SOURCE MATERIAL →
# # # #

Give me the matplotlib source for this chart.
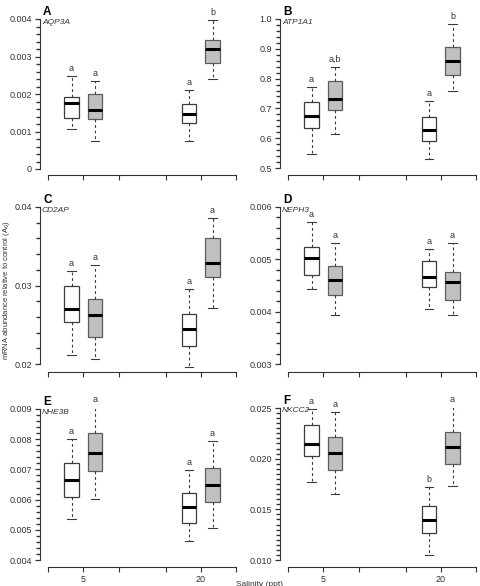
import matplotlib
matplotlib.use('Agg')
import matplotlib.pyplot as plt
import numpy as np

plt.rcParams['font.family'] = ['Liberation Sans', 'DejaVu Sans']

# box order: 5 ppt white, 5 ppt gray, 20 ppt white, 20 ppt gray
# each box: [whisker low, Q1, median, Q3, whisker high]
aqp3a = [[0.00108, 0.00137, 0.00177, 0.00193, 0.00248],
         [0.00076, 0.00134, 0.00158, 0.00201, 0.00234],
         [0.00074, 0.00122, 0.00146, 0.00174, 0.00210],
         [0.00239, 0.00283, 0.00319, 0.00345, 0.00398]]
atp1a1 = [[0.548, 0.635, 0.675, 0.721, 0.773],
          [0.613, 0.694, 0.730, 0.791, 0.840],
          [0.530, 0.590, 0.628, 0.670, 0.725],
          [0.758, 0.813, 0.860, 0.906, 0.982]]
cd2ap = [[0.0212, 0.0253, 0.0270, 0.0299, 0.0318],
         [0.0206, 0.0234, 0.0263, 0.0283, 0.0326],
         [0.0196, 0.0223, 0.0245, 0.0264, 0.0295],
         [0.0271, 0.0311, 0.0329, 0.0360, 0.0386]]
neph3 = [[0.00443, 0.00471, 0.00503, 0.00523, 0.00571],
         [0.00393, 0.00432, 0.00461, 0.00488, 0.00531],
         [0.00406, 0.00448, 0.00466, 0.00496, 0.00520],
         [0.00393, 0.00423, 0.00457, 0.00476, 0.00531]]
nhe3b = [[0.00537, 0.00610, 0.00665, 0.00722, 0.00800],
         [0.00601, 0.00694, 0.00755, 0.00821, 0.00906],
         [0.00462, 0.00521, 0.00577, 0.00623, 0.00697],
         [0.00506, 0.00593, 0.00649, 0.00706, 0.00794]]
nkcc2 = [[0.01771, 0.02029, 0.02144, 0.02329, 0.02493],
         [0.01653, 0.01887, 0.02058, 0.02213, 0.02460],
         [0.01053, 0.01264, 0.01396, 0.01531, 0.01722],
         [0.01729, 0.01949, 0.02114, 0.02259, 0.02507]]

genes = ['AQP3A', 'ATP1A1', 'CD2AP', 'NEPH3', 'NHE3B', 'NKCC2']
panel_ids = ['A', 'B', 'C', 'D', 'E', 'F']
all_stats = [aqp3a, atp1a1, cd2ap, neph3, nhe3b, nkcc2]
letters = [['a', 'a', 'a', 'b'],
           ['a', 'a,b', 'a', 'b'],
           ['a', 'a', 'a', 'a'],
           ['a', 'a', 'a', 'a'],
           ['a', 'a', 'a', 'a'],
           ['a', 'a', 'b', 'a']]
yticks = [[0, 0.001, 0.002, 0.003, 0.004],
          [0.5, 0.6, 0.7, 0.8, 0.9, 1.0],
          [0.02, 0.03, 0.04],
          [0.003, 0.004, 0.005, 0.006],
          [0.004, 0.005, 0.006, 0.007, 0.008, 0.009],
          [0.010, 0.015, 0.020, 0.025]]
ytick_labels = [['0', '0.001', '0.002', '0.003', '0.004'],
                ['0.5', '0.6', '0.7', '0.8', '0.9', '1.0'],
                ['0.02', '0.03', '0.04'],
                ['0.003', '0.004', '0.005', '0.006'],
                ['0.004', '0.005', '0.006', '0.007', '0.008', '0.009'],
                ['0.010', '0.015', '0.020', '0.025']]
minor_per_major = [5, 5, 5, 5, 5, 10]
salinity = ['5', '20']

positions = [1, 2, 6, 7]
xticks = [0, 1.5, 3, 5, 6.5, 8]
fills = ['white', '#c0c0c0', 'white', '#c0c0c0']
edges = ['#3c3c3c', '#5c5c5c', '#3c3c3c', '#5c5c5c']

W, H = 481, 586
# pixel layout: spine x, top of data, bottom of data, x-axis line
layout = [(40, 19, 169, 175), (280, 19, 168, 175),
          (40, 207, 364, 372), (280, 207, 364, 372),
          (40, 409, 560, 567), (280, 408, 560, 567)]
px_per_unit = 23.5

fig = plt.figure(figsize=(W / 100, H / 100), dpi=100)

for i in range(6):
    L, T, B, X = layout[i]
    ymin, ymax = yticks[i][0], yticks[i][-1]
    scale = (ymax - ymin) / (B - T)
    x_left = -8 / px_per_unit
    x_right = 8.15
    width_px = (x_right - x_left) * px_per_unit
    ax = fig.add_axes([L / W, 1 - X / H, width_px / W, (X - T) / H])
    ax.set_xlim(x_left, x_right)
    ax.set_ylim(ymin - (X - B) * scale, ymax)

    stats = []
    for s in all_stats[i]:
        stats.append(dict(whislo=s[0], q1=s[1], med=s[2], q3=s[3], whishi=s[4]))
    bp = ax.bxp(stats, positions=positions, widths=0.62, showfliers=False,
                patch_artist=True,
                boxprops=dict(linewidth=0.9),
                medianprops=dict(color='black', linewidth=2.2, solid_capstyle='butt'),
                whiskerprops=dict(color='#3a3a3a', linewidth=0.8, linestyle=(0, (2.5, 2.5))),
                capprops=dict(color='#3a3a3a', linewidth=0.8),
                capwidths=0.37)
    for patch, c, e in zip(bp['boxes'], fills, edges):
        patch.set_facecolor(c)
        patch.set_edgecolor(e)

    for pos, s, lab in zip(positions, all_stats[i], letters[i]):
        ax.text(pos, s[4] + 3 * scale, lab, ha='center', va='bottom', fontsize=6.5,
                color='#333333')

    for side in ['top', 'right']:
        ax.spines[side].set_visible(False)
    ax.spines['left'].set_bounds(ymin, ymax)
    ax.spines['bottom'].set_bounds(0, 8)
    for side in ['left', 'bottom']:
        ax.spines[side].set_color('#333333')
        ax.spines[side].set_linewidth(0.8)

    ax.set_yticks(yticks[i])
    ax.set_yticklabels(ytick_labels[i])
    step = (yticks[i][1] - yticks[i][0]) / minor_per_major[i]
    n_minor = int(round((ymax - ymin) / step))
    ax.set_yticks(ymin + step * np.arange(n_minor + 1), minor=True)
    ax.tick_params(axis='y', which='major', length=3.8, width=0.9, labelsize=6.5,
                   pad=2, color='#333333', labelcolor='#333333')
    ax.tick_params(axis='y', which='minor', length=2.8, width=1.0, color='#333333',
                   left=True)
    ax.set_xticks(xticks)
    if i >= 4:
        ax.set_xticklabels(['', salinity[0], '', '', salinity[1], ''])
    else:
        ax.set_xticklabels([''] * 6)
    ax.tick_params(axis='x', which='major', length=3.6, width=0.8, labelsize=6.5,
                   pad=2, color='#333333', labelcolor='#333333')
    ax.patch.set_visible(False)

    fig.text((L + 3) / W, 1 - (T - 7) / H, panel_ids[i], fontsize=8.5,
             fontweight='bold', ha='left', va='center')
    fig.text((L + 2) / W, 1 - (T + 3) / H, genes[i], fontsize=6, style='italic',
             ha='left', va='center', color='#333333')

fig.text(7 / W, 1 - 290 / H, 'mRNA abundance relative to control (A$_0$)',
         rotation=90, ha='center', va='center', fontsize=5.5, color='#333333')
fig.text(260 / W, 1 - 584 / H, 'Salinity (ppt)', ha='center', va='center',
         fontsize=6, color='#333333')

fig.savefig('out.png', dpi=100)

# # # #

WRITTEN EXERCISE →
Omitting all pictures, restate exactly the lines of the material from its start through the line that contains "plt.rcParams['font.family'] = ['Liberation".

RESULT FOR THIS TASK →
Give me the matplotlib source for this chart.
import matplotlib
matplotlib.use('Agg')
import matplotlib.pyplot as plt
import numpy as np

plt.rcParams['font.family'] = ['Liberation Sans', 'DejaVu Sans']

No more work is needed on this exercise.